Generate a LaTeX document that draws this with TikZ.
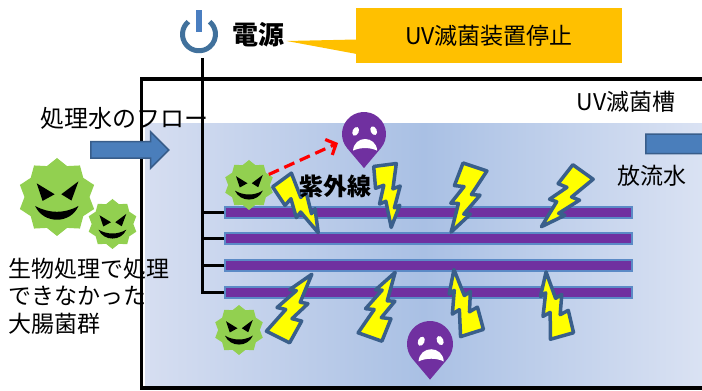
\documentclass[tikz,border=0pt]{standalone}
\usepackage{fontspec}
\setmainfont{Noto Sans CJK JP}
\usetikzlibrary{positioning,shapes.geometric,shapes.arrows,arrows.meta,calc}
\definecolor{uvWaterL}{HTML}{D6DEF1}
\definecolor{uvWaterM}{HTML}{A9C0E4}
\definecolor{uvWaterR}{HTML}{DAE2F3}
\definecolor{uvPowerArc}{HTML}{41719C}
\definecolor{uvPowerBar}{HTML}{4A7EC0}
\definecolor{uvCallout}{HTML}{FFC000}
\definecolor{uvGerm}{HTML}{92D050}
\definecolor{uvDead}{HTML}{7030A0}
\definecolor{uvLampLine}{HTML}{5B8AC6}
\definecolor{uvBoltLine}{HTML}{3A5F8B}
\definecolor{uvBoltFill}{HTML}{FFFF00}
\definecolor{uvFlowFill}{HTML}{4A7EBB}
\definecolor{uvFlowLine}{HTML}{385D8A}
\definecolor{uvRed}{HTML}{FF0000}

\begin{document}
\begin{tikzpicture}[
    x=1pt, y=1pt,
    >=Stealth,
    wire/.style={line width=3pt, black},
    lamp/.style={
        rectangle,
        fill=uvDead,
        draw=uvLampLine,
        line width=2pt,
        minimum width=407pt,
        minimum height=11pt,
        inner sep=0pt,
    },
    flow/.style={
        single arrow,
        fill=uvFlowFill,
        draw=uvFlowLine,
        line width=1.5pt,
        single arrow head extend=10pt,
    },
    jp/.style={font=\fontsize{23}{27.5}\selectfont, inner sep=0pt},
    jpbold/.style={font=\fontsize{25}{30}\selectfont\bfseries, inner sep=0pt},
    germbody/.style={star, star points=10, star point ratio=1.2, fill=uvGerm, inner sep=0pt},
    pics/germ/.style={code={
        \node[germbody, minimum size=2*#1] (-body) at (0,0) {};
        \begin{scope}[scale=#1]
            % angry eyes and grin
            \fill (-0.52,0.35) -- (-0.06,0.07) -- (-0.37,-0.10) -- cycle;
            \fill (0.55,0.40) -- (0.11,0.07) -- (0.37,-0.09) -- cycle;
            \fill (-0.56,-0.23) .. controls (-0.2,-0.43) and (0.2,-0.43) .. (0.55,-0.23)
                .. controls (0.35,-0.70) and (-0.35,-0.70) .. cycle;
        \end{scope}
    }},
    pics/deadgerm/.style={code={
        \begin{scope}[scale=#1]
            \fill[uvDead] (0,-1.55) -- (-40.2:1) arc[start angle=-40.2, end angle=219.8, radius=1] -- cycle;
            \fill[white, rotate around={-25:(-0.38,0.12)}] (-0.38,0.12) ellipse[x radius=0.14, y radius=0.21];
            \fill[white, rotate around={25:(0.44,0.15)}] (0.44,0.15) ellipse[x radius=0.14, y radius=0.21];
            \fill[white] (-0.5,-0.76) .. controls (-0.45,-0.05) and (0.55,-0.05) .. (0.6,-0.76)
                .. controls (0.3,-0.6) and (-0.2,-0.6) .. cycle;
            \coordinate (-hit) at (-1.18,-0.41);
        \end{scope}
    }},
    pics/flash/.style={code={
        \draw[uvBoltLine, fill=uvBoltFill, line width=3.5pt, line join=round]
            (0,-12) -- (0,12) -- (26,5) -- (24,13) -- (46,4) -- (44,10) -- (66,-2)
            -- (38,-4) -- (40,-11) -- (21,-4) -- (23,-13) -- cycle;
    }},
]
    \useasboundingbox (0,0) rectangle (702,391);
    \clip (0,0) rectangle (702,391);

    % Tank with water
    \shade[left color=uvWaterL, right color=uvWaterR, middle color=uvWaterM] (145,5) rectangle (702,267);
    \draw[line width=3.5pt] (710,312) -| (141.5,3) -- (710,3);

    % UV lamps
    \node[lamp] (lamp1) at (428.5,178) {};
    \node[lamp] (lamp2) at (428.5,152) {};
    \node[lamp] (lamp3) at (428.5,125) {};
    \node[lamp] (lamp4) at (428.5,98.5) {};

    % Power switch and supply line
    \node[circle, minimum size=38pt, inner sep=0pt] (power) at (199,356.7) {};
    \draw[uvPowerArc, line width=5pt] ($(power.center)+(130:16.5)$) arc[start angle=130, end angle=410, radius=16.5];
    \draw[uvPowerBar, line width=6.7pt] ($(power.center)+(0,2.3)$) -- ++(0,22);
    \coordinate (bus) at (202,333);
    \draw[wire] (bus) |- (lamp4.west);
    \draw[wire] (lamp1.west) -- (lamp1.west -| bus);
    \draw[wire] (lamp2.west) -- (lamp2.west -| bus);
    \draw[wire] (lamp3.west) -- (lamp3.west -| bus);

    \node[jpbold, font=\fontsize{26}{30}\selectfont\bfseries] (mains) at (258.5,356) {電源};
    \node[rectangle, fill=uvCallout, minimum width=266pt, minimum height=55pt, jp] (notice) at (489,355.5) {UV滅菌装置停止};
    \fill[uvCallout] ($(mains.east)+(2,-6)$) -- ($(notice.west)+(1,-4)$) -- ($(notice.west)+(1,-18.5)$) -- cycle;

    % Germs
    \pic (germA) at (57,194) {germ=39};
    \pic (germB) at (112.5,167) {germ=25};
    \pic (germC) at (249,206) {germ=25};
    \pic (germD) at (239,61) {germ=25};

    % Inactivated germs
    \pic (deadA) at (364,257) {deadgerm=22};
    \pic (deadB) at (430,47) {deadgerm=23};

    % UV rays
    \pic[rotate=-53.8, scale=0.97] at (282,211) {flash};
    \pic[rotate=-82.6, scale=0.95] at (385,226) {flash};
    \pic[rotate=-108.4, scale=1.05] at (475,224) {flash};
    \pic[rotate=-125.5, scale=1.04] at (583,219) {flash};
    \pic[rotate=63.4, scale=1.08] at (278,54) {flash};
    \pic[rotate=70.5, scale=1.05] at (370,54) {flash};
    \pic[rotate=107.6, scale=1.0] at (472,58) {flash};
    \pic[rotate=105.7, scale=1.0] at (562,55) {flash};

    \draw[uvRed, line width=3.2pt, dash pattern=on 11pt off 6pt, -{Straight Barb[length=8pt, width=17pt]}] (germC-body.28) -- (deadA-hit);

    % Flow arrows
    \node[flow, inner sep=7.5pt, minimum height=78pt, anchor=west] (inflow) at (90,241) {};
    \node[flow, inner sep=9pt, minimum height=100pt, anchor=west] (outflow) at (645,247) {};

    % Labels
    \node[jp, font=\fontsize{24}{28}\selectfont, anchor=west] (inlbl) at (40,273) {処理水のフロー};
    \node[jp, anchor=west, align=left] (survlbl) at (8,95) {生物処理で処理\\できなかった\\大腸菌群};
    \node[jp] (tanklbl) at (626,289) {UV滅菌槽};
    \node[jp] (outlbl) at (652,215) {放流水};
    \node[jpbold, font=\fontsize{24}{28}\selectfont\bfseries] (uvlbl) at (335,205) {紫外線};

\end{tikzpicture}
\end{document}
──────────
### TO DO
Repeat the data exactly, excluding the pictures.

### SOLUTION TO THIS PROBLEM
Generate a LaTeX document that draws this with TikZ.
\documentclass[tikz,border=0pt]{standalone}
\usepackage{fontspec}
\setmainfont{Noto Sans CJK JP}
\usetikzlibrary{positioning,shapes.geometric,shapes.arrows,arrows.meta,calc}
\definecolor{uvWaterL}{HTML}{D6DEF1}
\definecolor{uvWaterM}{HTML}{A9C0E4}
\definecolor{uvWaterR}{HTML}{DAE2F3}
\definecolor{uvPowerArc}{HTML}{41719C}
\definecolor{uvPowerBar}{HTML}{4A7EC0}
\definecolor{uvCallout}{HTML}{FFC000}
\definecolor{uvGerm}{HTML}{92D050}
\definecolor{uvDead}{HTML}{7030A0}
\definecolor{uvLampLine}{HTML}{5B8AC6}
\definecolor{uvBoltLine}{HTML}{3A5F8B}
\definecolor{uvBoltFill}{HTML}{FFFF00}
\definecolor{uvFlowFill}{HTML}{4A7EBB}
\definecolor{uvFlowLine}{HTML}{385D8A}
\definecolor{uvRed}{HTML}{FF0000}

\begin{document}
\begin{tikzpicture}[
    x=1pt, y=1pt,
    >=Stealth,
    wire/.style={line width=3pt, black},
    lamp/.style={
        rectangle,
        fill=uvDead,
        draw=uvLampLine,
        line width=2pt,
        minimum width=407pt,
        minimum height=11pt,
        inner sep=0pt,
    },
    flow/.style={
        single arrow,
        fill=uvFlowFill,
        draw=uvFlowLine,
        line width=1.5pt,
        single arrow head extend=10pt,
    },
    jp/.style={font=\fontsize{23}{27.5}\selectfont, inner sep=0pt},
    jpbold/.style={font=\fontsize{25}{30}\selectfont\bfseries, inner sep=0pt},
    germbody/.style={star, star points=10, star point ratio=1.2, fill=uvGerm, inner sep=0pt},
    pics/germ/.style={code={
        \node[germbody, minimum size=2*#1] (-body) at (0,0) {};
        \begin{scope}[scale=#1]
            % angry eyes and grin
            \fill (-0.52,0.35) -- (-0.06,0.07) -- (-0.37,-0.10) -- cycle;
            \fill (0.55,0.40) -- (0.11,0.07) -- (0.37,-0.09) -- cycle;
            \fill (-0.56,-0.23) .. controls (-0.2,-0.43) and (0.2,-0.43) .. (0.55,-0.23)
                .. controls (0.35,-0.70) and (-0.35,-0.70) .. cycle;
        \end{scope}
    }},
    pics/deadgerm/.style={code={
        \begin{scope}[scale=#1]
            \fill[uvDead] (0,-1.55) -- (-40.2:1) arc[start angle=-40.2, end angle=219.8, radius=1] -- cycle;
            \fill[white, rotate around={-25:(-0.38,0.12)}] (-0.38,0.12) ellipse[x radius=0.14, y radius=0.21];
            \fill[white, rotate around={25:(0.44,0.15)}] (0.44,0.15) ellipse[x radius=0.14, y radius=0.21];
            \fill[white] (-0.5,-0.76) .. controls (-0.45,-0.05) and (0.55,-0.05) .. (0.6,-0.76)
                .. controls (0.3,-0.6) and (-0.2,-0.6) .. cycle;
            \coordinate (-hit) at (-1.18,-0.41);
        \end{scope}
    }},
    pics/flash/.style={code={
        \draw[uvBoltLine, fill=uvBoltFill, line width=3.5pt, line join=round]
            (0,-12) -- (0,12) -- (26,5) -- (24,13) -- (46,4) -- (44,10) -- (66,-2)
            -- (38,-4) -- (40,-11) -- (21,-4) -- (23,-13) -- cycle;
    }},
]
    \useasboundingbox (0,0) rectangle (702,391);
    \clip (0,0) rectangle (702,391);

    % Tank with water
    \shade[left color=uvWaterL, right color=uvWaterR, middle color=uvWaterM] (145,5) rectangle (702,267);
    \draw[line width=3.5pt] (710,312) -| (141.5,3) -- (710,3);

    % UV lamps
    \node[lamp] (lamp1) at (428.5,178) {};
    \node[lamp] (lamp2) at (428.5,152) {};
    \node[lamp] (lamp3) at (428.5,125) {};
    \node[lamp] (lamp4) at (428.5,98.5) {};

    % Power switch and supply line
    \node[circle, minimum size=38pt, inner sep=0pt] (power) at (199,356.7) {};
    \draw[uvPowerArc, line width=5pt] ($(power.center)+(130:16.5)$) arc[start angle=130, end angle=410, radius=16.5];
    \draw[uvPowerBar, line width=6.7pt] ($(power.center)+(0,2.3)$) -- ++(0,22);
    \coordinate (bus) at (202,333);
    \draw[wire] (bus) |- (lamp4.west);
    \draw[wire] (lamp1.west) -- (lamp1.west -| bus);
    \draw[wire] (lamp2.west) -- (lamp2.west -| bus);
    \draw[wire] (lamp3.west) -- (lamp3.west -| bus);

    \node[jpbold, font=\fontsize{26}{30}\selectfont\bfseries] (mains) at (258.5,356) {電源};
    \node[rectangle, fill=uvCallout, minimum width=266pt, minimum height=55pt, jp] (notice) at (489,355.5) {UV滅菌装置停止};
    \fill[uvCallout] ($(mains.east)+(2,-6)$) -- ($(notice.west)+(1,-4)$) -- ($(notice.west)+(1,-18.5)$) -- cycle;

    % Germs
    \pic (germA) at (57,194) {germ=39};
    \pic (germB) at (112.5,167) {germ=25};
    \pic (germC) at (249,206) {germ=25};
    \pic (germD) at (239,61) {germ=25};

    % Inactivated germs
    \pic (deadA) at (364,257) {deadgerm=22};
    \pic (deadB) at (430,47) {deadgerm=23};

    % UV rays
    \pic[rotate=-53.8, scale=0.97] at (282,211) {flash};
    \pic[rotate=-82.6, scale=0.95] at (385,226) {flash};
    \pic[rotate=-108.4, scale=1.05] at (475,224) {flash};
    \pic[rotate=-125.5, scale=1.04] at (583,219) {flash};
    \pic[rotate=63.4, scale=1.08] at (278,54) {flash};
    \pic[rotate=70.5, scale=1.05] at (370,54) {flash};
    \pic[rotate=107.6, scale=1.0] at (472,58) {flash};
    \pic[rotate=105.7, scale=1.0] at (562,55) {flash};

    \draw[uvRed, line width=3.2pt, dash pattern=on 11pt off 6pt, -{Straight Barb[length=8pt, width=17pt]}] (germC-body.28) -- (deadA-hit);

    % Flow arrows
    \node[flow, inner sep=7.5pt, minimum height=78pt, anchor=west] (inflow) at (90,241) {};
    \node[flow, inner sep=9pt, minimum height=100pt, anchor=west] (outflow) at (645,247) {};

    % Labels
    \node[jp, font=\fontsize{24}{28}\selectfont, anchor=west] (inlbl) at (40,273) {処理水のフロー};
    \node[jp, anchor=west, align=left] (survlbl) at (8,95) {生物処理で処理\\できなかった\\大腸菌群};
    \node[jp] (tanklbl) at (626,289) {UV滅菌槽};
    \node[jp] (outlbl) at (652,215) {放流水};
    \node[jpbold, font=\fontsize{24}{28}\selectfont\bfseries] (uvlbl) at (335,205) {紫外線};

\end{tikzpicture}
\end{document}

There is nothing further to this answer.